BY: DANIEL KORN
Ah, graham crackers – perfect for s’mores, cheesecakes, and the systematic repression of everyday sexual desires.
At least, that was the intention. The namesake of the graham cracker—Sylvester Graham—was a Presbyterian reverend active in the early 1800s who also invented “graham bread”. Apparently the man was unable to invent anything without putting his own personal copyright on it. Anyways, graham bread, which was really more of a cracker, was made with unsifted whole-wheat flour and contained no additional chemicals, which Graham argued made it more wholesome than the white bread marketed to consumers.

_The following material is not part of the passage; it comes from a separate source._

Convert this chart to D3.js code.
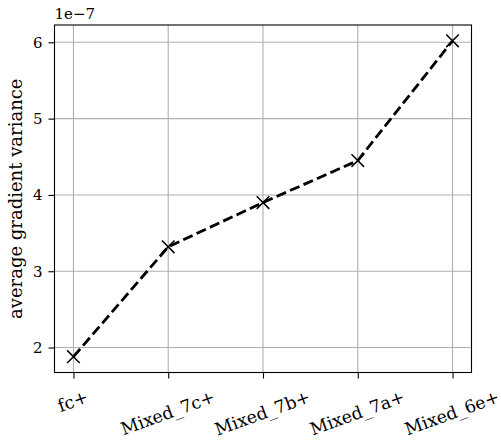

At that time, darker wheat breads were perceived as being for country bumpkins only.
More importantly, Graham believed that bland foods were the best way to quell the desire for impure “self-abuse”—or masturbation, as we know it now—the impurity of which he believed caused blindness and early death.
Of course, modern graham crackers are made of refined white flour with higher amounts of honey and sugar, which goes completely against the farfetched beliefs that Graham stood for.
Interestingly, Graham was actually quite popular at the time, and his ideas caused a whole cadre of followers who identified as “Grahamites”. Two of these were the Kellogg brothers, who invented Corn Flakes for the same anti-masturbation reasons as Graham made his crackers.
To Graham’s credit, he also believed in an unmaterialistic lifestyle and was one of the first modern vegetarians, co-founding the American Vegetarian Society in 1850, just three years after the first vegetarian society was formed in Ramsgate, England. He was pretty spot-on about his belief that white bread had no nutritional value too.
If nothing else, campfires would have been much less delicious without Sylvester Graham’s invention—plus their origin makes a pretty great campfire story.